|Submitted by Helen Kerslake |
(Jan 16, 2007)
Having overcome Su'Meeryn's invading forces King Jaleph dispatches emissaries to neighbouring lands in the hope of gaining allies to prevent any future enemy invasion. His requests for a coalition are rebuffed until a white-robed stranger appears, masquerading as a herald to the Queen of Labyn, suggesting that there is still hope for their two lands to work together. Managing to wile his way into the King's confidance the stranger deceives everyone around him and manipulates Su'Meeryn's ruler for his own agenda. Meanwhile the lives of key military figures introduced to us in the first book have changed dramatically and we watch as they struggle to maintain some semblance of a normal life even when events spiral quickly beyond their control.

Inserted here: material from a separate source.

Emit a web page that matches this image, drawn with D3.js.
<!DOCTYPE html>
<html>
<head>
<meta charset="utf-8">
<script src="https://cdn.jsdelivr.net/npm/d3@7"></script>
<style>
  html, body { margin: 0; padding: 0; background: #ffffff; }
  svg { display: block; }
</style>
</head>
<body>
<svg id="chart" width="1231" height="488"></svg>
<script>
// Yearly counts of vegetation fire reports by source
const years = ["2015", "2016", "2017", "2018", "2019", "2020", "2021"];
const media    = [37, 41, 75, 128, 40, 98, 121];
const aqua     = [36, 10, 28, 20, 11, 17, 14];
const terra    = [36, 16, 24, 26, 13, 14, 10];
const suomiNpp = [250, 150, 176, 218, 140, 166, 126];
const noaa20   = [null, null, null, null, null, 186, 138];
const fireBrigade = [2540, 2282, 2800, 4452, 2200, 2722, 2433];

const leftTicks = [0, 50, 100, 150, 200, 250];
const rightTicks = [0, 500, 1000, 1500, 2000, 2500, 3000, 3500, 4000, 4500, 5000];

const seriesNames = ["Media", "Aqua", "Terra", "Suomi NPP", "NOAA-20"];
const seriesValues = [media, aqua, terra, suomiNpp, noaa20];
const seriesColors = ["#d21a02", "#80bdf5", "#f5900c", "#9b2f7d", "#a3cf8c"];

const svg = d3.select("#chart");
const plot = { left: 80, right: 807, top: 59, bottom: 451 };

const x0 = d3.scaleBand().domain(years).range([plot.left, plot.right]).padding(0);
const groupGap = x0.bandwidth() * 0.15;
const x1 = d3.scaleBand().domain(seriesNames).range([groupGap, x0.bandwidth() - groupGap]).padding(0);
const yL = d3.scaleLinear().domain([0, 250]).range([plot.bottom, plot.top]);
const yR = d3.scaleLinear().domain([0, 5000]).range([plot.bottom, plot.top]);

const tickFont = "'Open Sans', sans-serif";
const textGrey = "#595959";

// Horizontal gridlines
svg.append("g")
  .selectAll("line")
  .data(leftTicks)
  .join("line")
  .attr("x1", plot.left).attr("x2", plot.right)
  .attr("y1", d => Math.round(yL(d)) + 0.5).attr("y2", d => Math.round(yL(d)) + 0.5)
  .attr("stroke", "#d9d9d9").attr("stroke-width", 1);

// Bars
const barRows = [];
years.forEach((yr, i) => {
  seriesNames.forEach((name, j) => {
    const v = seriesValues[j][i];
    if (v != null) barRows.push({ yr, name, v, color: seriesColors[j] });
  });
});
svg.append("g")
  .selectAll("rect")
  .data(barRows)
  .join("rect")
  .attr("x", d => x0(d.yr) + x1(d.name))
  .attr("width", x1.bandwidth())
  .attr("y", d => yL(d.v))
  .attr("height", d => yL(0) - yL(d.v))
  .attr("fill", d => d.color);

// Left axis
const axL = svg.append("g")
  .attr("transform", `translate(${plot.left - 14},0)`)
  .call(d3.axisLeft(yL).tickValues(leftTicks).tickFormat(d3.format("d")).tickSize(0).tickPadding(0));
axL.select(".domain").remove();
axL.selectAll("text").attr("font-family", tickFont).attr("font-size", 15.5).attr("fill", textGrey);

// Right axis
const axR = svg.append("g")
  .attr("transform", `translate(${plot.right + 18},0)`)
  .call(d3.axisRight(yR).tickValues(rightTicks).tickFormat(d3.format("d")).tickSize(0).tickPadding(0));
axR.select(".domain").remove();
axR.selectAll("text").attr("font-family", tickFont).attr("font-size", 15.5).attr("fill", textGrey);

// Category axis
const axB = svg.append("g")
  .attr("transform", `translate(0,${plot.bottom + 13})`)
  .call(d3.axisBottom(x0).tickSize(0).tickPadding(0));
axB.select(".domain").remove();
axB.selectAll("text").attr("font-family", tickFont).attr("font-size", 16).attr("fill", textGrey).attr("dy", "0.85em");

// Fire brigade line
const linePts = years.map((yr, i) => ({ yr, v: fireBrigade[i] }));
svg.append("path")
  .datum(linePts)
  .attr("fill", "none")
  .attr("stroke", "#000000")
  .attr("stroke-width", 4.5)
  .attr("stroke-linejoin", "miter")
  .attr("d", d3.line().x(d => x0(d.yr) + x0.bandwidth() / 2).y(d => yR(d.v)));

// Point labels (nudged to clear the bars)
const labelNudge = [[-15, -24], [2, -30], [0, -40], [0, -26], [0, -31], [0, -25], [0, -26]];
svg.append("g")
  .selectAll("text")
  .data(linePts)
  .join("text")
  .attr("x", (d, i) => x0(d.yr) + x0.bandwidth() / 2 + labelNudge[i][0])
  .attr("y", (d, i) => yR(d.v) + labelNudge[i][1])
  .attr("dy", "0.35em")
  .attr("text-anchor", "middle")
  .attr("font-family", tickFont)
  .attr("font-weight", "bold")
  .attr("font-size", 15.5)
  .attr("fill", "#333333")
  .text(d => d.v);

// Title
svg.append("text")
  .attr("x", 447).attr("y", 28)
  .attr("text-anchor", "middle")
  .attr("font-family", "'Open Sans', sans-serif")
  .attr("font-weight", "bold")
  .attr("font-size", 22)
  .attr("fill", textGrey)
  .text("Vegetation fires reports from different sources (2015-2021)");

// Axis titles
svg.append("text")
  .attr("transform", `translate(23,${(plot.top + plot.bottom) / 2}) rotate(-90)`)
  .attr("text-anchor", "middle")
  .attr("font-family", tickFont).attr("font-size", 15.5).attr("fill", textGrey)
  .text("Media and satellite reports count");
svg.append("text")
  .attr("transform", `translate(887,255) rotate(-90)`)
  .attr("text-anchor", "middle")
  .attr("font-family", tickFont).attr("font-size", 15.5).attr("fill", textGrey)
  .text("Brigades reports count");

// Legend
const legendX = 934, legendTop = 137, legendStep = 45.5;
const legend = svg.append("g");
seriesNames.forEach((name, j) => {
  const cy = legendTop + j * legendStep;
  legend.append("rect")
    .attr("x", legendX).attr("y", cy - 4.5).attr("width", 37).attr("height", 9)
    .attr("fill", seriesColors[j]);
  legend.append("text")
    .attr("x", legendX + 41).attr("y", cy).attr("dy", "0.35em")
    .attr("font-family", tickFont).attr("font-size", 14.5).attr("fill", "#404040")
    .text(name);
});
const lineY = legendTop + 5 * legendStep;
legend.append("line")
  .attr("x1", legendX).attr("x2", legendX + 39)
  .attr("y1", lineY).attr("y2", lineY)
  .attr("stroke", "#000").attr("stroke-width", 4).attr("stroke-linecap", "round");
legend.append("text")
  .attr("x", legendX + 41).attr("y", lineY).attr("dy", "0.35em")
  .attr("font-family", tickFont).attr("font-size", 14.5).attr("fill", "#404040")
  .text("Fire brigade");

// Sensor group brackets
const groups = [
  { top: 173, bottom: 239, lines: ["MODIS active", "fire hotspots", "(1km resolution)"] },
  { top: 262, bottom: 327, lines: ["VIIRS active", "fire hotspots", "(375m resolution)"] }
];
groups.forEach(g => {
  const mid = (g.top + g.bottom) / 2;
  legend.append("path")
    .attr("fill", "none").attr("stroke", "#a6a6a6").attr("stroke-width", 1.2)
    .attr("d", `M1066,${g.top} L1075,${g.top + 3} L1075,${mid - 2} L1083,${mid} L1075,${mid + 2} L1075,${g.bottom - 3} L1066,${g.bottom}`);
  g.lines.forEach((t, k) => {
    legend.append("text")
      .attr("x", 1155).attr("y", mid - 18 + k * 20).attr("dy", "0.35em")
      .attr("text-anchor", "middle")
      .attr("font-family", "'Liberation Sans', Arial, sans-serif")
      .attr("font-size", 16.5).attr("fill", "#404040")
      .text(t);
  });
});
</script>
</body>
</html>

It was good to find a second volume of a series written so cleverly: important characters, previous events and key knowledge was worded so that someone reading this book who had not read book one could follow what was going on. However Pat Catlett has also managed to avoid the classic mistake new writers make by over-explaining, where you feel like you could have just bypassed the first book altogether.
The story is comprised of lots of short sections which suits the length of the book although I felt that some parts would benefit from being condensed or being written from a different perspective to keep the flow going. I really enjoyed the dream sequences which were well written and encouraged the reader to ask questions. This sense of the unknown was a major contributor to my desire to keep reading.
'The Wolf & The Worm' is primarily a tale of political manoeuvring but also features a good amount of gore where not everyone escapes unharmed. Action is well contrasted by the emotional turmoil, conflict and personal growth of the characters. The tension between Iridan and his wife in particular is great and completely believable. They show us typical issues which many relationships experience and their arguments are written in a way that avoids any stereotype. With regards to the King, he is still an unlikely character for this position as was demonstrated in the first book and we see how other characters fail to treat him with much respect. Through Jaleph's private thoughts we see his growing resentment which he is only able to dispel by occasionally biting back, incapable of dealing with such feelings in a mature, rational way. Would you want this King ruling you?
Overall I enjoyed 'The Wolf & The Worm' and cannot wait to read the final instalment in this series by Pat Catlett. I felt that the only disappointing element of the book was a lack of movement regarding the prophecy and Ring of Naar. We see one of the main characters searching through scrolls and trying to find out information regarding these topics however nothing is learnt about them. I would love to have learnt a little bit more about the mystical side of things now rather than wait until the final book to reveal all.